If Read was not quite as good as some of his supporters suggested, it was glaringly obvious that he was better behind the stumps than the man in charge. But there was another difference. Jones, for all his perceived shortcomings, was a keeper of perpetual motion who constantly kept the team going. He was animated and noisy. Read is not.

"I am better but I don't think I'm ever going to be the noisiest wicketkeeper," he said. "I think a lot of it comes down to the experience you've had with your team-mates. At Notts I know every individual inside out, I know what to say to who and when. I am still very much feeling my way into the England team; when I have I'll make more informed comment. I know I'm the focal point so something will definitely develop."

None of the foregoing should be taken as implying that Read is unassertive. It would be ridiculous to pretend so after the incident at Hove last May, when having got a five-ball duck against the leg-spin of Mushtaq Ahmed, he went back to the pitch side from the dressing-room and roundly berated the bowler. Read was upset by excessive appealing but it was an excessive response for which the England and Wales Cricket Board reprimanded him. He is suitably contrite but it also shows he is no wilting wallflower. You can also sense him bristling occasionally about other matters.

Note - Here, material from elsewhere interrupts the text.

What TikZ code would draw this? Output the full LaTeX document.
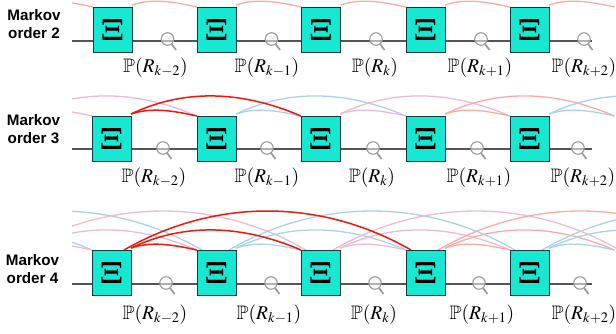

Read could play a big part in the Ashes campaign. His keeping has become genuinely classy, if not infallible. He has worked hard on technique, favouring the method of which Australia's Ian Healy was a key proponent: standing wider towards slips and taking the ball on the inside. It takes you nearer the outside edges.

The youngest of the 62 wicketkeepers to play for England was Gregor MacGregor who was 20 years and 324 days old when he played against Australia in 1893 (Read was a solitary day older against New Zealand in 1999). MacGregor had a career batting average of 18.02. He wouldn't have had a look-in today.

Finders keepers: The Read file

Christopher Mark Wells Read

Born: 10 August, 1978, Paignton, Devon.

Education: Torquay Boys' Grammar School, University of Bath, Loughborough University.

Nickname: 'Reados'.

Height: 5ft 8in (1.73m).

County career: Devon (1994) Played in NatWest Trophy game at the age of 16; Gloucestershire (1997); Nottinghamshire (since 1998).

Honours: Won Denis Compton Award for most promising young player of the year, 1997.

Test debut: England v New Zealand at Edgbaston, first Test, 1-3 July 1999 .

Test record: matches 13; runs 325; highest score 55; average 20.31; catches 37; stumpings 5.

ODI debut: England v South Africa at Bloemfontein, Standard Bank Series, 23 Jan 2000.

ODI record: matches 33; runs 294; HS 30 not out; average 21; catches 40; stumpings 2.